What to produce: Note how many lines hold the string "this" and give that number without any other words.

Charts and diagrams as code:
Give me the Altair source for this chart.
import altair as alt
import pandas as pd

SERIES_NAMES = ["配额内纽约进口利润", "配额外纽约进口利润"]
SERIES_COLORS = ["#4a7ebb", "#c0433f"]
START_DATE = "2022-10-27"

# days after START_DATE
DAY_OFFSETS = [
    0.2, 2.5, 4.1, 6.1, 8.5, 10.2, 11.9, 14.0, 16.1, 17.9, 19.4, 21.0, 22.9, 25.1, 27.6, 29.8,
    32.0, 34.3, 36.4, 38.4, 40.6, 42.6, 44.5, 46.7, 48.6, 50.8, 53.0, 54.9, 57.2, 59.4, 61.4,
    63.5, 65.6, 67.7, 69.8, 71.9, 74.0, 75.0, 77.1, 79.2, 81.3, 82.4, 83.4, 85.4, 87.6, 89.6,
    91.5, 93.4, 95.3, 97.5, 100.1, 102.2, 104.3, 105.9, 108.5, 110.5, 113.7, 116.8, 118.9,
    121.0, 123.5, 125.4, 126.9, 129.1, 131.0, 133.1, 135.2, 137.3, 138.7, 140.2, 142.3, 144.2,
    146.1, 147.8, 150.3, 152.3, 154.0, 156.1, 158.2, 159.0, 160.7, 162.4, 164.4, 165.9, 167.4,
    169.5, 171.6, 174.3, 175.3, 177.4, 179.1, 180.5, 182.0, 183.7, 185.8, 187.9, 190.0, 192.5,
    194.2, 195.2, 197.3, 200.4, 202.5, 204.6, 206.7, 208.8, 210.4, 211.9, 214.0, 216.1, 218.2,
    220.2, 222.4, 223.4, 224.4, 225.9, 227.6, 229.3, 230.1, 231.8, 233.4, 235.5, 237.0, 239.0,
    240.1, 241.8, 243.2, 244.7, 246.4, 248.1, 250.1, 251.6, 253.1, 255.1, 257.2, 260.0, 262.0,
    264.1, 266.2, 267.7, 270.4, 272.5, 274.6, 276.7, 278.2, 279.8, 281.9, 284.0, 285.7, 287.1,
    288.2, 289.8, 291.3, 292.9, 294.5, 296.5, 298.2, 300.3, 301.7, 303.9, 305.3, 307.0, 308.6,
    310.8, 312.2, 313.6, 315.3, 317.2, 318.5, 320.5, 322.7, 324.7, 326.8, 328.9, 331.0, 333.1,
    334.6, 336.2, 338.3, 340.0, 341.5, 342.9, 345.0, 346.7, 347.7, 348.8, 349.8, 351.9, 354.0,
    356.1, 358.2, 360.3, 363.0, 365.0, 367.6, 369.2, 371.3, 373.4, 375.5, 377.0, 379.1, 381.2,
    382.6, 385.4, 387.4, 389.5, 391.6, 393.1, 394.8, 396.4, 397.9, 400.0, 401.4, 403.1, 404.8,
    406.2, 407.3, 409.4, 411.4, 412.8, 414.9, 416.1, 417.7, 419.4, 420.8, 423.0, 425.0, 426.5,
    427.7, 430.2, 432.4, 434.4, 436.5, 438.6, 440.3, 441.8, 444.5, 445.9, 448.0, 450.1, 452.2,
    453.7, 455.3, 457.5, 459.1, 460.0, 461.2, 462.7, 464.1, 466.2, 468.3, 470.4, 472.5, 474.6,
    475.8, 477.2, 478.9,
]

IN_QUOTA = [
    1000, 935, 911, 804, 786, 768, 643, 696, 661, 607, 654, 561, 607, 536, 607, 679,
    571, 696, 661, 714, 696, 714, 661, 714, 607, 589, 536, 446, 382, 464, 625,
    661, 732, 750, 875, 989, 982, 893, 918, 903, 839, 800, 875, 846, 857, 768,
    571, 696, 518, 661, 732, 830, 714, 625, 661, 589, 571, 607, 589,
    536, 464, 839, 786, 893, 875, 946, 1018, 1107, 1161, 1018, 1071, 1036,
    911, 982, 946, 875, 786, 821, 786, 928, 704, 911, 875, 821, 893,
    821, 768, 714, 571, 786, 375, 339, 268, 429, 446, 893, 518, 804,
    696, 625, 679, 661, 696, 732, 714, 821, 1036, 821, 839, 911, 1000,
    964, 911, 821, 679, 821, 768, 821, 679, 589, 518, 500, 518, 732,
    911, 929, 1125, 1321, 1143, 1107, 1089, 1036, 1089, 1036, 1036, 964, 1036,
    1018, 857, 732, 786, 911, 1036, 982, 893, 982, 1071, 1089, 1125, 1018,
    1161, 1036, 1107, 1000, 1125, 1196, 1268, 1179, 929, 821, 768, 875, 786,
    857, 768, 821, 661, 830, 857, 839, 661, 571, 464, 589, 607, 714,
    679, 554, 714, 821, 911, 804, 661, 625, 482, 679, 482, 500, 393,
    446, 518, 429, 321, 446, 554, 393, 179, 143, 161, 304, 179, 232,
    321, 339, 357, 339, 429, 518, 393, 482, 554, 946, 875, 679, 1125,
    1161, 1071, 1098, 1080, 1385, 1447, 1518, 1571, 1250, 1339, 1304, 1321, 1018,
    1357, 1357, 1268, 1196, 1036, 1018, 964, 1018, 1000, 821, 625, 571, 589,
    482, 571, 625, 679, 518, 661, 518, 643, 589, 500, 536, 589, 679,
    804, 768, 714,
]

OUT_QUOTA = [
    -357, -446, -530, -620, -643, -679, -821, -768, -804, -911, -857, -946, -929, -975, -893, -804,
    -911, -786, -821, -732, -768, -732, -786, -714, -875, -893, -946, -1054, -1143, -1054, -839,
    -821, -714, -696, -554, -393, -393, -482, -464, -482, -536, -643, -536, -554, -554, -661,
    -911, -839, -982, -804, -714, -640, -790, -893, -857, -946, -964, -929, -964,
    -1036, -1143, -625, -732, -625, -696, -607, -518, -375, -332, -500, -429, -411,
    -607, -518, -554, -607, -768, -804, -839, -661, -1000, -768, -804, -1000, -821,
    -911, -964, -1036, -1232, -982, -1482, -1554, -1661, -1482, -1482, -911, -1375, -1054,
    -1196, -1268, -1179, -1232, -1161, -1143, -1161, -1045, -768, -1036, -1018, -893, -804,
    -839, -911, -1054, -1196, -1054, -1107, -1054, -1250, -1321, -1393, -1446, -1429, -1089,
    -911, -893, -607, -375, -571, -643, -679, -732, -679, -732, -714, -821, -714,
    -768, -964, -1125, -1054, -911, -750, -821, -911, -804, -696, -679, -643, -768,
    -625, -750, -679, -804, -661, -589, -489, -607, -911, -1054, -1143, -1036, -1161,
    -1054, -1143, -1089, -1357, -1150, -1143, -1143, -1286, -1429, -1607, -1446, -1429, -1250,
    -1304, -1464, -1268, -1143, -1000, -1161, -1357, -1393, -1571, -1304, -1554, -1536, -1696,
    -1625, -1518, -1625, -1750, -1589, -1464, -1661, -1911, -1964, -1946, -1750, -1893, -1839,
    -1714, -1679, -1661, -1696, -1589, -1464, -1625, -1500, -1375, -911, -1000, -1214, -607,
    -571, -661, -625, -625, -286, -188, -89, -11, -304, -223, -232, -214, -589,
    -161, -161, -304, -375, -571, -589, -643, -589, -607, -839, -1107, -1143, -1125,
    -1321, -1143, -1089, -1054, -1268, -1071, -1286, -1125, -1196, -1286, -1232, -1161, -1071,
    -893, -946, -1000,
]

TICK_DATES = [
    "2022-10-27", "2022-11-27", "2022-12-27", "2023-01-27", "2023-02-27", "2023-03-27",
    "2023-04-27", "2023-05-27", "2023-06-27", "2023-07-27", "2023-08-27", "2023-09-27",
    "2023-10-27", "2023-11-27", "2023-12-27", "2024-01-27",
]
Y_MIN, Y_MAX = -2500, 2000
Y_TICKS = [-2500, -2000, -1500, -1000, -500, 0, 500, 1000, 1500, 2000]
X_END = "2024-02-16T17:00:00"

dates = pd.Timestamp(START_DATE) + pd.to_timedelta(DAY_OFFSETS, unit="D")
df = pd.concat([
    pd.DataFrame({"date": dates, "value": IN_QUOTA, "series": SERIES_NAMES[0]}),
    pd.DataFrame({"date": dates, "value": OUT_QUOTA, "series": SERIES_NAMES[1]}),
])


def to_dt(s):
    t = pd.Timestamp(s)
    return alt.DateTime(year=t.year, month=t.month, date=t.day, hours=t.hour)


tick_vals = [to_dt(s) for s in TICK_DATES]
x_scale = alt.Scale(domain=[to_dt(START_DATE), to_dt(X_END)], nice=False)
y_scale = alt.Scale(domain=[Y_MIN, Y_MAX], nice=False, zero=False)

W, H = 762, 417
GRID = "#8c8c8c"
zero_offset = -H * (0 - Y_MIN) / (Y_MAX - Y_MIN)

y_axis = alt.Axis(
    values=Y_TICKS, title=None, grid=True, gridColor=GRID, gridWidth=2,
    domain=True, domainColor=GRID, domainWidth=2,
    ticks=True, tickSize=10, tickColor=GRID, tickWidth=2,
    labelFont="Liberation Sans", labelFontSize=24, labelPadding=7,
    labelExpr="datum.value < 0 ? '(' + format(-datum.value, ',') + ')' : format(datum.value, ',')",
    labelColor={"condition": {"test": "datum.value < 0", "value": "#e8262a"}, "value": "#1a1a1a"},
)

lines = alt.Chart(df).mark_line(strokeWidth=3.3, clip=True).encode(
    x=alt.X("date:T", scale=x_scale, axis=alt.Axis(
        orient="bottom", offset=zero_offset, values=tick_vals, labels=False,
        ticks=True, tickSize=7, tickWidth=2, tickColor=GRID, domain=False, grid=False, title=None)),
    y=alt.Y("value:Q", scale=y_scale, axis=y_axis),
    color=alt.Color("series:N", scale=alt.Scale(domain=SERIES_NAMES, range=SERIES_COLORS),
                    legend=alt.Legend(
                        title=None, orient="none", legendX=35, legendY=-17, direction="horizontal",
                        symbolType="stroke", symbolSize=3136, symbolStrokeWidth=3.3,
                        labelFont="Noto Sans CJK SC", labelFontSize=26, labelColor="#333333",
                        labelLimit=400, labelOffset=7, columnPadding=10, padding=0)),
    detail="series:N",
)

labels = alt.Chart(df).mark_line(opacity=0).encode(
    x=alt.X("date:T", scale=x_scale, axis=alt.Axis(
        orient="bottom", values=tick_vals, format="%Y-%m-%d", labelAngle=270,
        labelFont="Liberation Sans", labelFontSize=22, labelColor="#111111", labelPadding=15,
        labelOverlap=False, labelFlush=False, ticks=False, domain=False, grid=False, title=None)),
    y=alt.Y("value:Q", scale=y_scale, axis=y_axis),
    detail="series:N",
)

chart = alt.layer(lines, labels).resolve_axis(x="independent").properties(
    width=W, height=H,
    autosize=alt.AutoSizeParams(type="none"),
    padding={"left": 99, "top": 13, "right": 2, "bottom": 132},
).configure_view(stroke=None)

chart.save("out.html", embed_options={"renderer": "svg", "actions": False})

---

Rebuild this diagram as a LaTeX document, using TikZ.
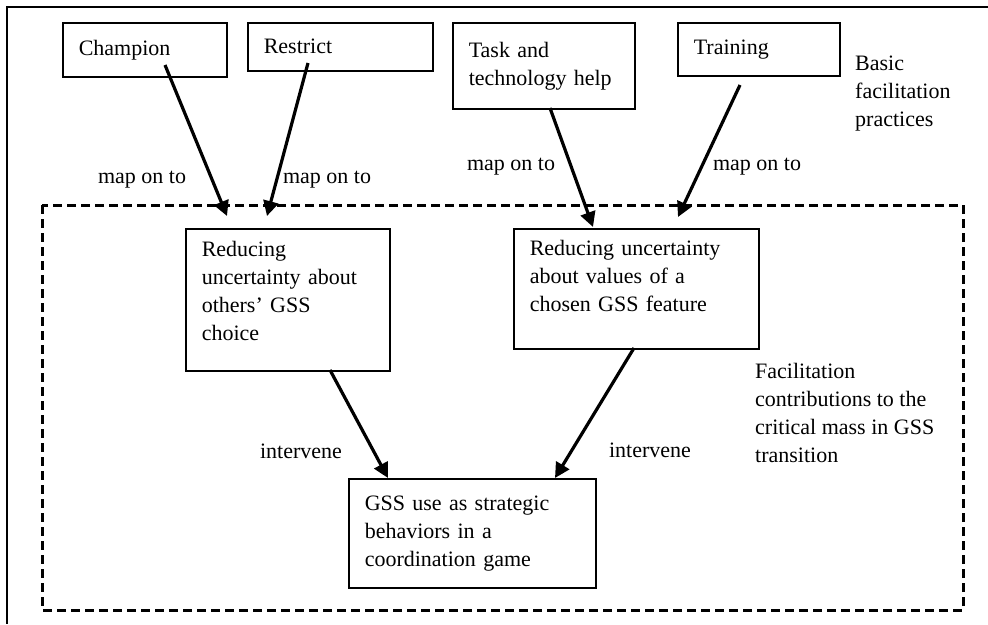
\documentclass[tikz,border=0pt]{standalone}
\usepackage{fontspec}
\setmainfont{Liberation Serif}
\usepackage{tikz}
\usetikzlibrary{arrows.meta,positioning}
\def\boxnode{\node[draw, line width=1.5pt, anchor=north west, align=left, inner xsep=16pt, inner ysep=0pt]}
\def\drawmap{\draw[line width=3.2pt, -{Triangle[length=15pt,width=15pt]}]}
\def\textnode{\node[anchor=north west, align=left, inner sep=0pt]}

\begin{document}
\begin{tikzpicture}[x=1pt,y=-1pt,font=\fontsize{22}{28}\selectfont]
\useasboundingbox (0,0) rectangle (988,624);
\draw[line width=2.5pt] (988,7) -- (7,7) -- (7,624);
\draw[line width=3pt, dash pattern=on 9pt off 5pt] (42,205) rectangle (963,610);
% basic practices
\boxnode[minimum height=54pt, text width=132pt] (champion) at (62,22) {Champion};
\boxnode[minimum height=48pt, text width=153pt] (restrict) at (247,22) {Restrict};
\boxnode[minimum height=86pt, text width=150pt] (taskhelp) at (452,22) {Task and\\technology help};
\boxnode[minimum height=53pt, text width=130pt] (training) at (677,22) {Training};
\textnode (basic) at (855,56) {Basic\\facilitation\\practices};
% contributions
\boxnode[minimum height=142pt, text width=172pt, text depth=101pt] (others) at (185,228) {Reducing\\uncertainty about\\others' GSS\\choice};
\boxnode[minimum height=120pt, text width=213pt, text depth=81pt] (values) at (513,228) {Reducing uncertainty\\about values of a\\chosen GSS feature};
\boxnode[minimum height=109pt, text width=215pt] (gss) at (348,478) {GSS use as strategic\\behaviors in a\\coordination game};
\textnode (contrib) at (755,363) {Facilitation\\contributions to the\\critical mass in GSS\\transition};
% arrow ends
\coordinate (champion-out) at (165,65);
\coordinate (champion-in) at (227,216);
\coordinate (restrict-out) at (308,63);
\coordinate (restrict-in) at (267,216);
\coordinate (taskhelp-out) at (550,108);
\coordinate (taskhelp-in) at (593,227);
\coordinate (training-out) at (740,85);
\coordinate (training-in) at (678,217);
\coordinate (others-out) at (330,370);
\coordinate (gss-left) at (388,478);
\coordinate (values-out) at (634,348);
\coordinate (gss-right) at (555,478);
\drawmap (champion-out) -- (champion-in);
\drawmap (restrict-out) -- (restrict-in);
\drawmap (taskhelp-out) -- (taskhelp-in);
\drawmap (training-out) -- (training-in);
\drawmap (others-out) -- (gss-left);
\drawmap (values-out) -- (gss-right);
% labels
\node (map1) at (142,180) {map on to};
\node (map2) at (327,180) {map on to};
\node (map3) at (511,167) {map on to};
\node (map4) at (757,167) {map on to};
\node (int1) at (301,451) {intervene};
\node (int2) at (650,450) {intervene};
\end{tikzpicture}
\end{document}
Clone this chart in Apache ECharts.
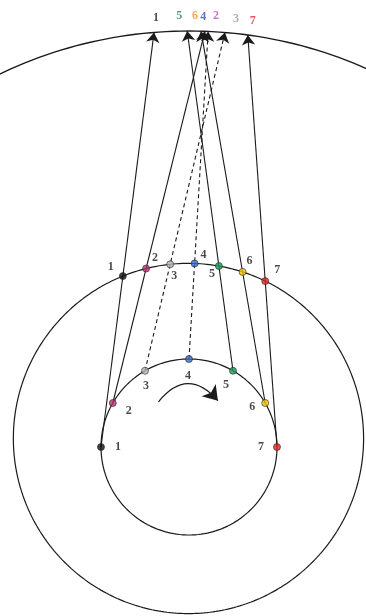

Complete answer: 3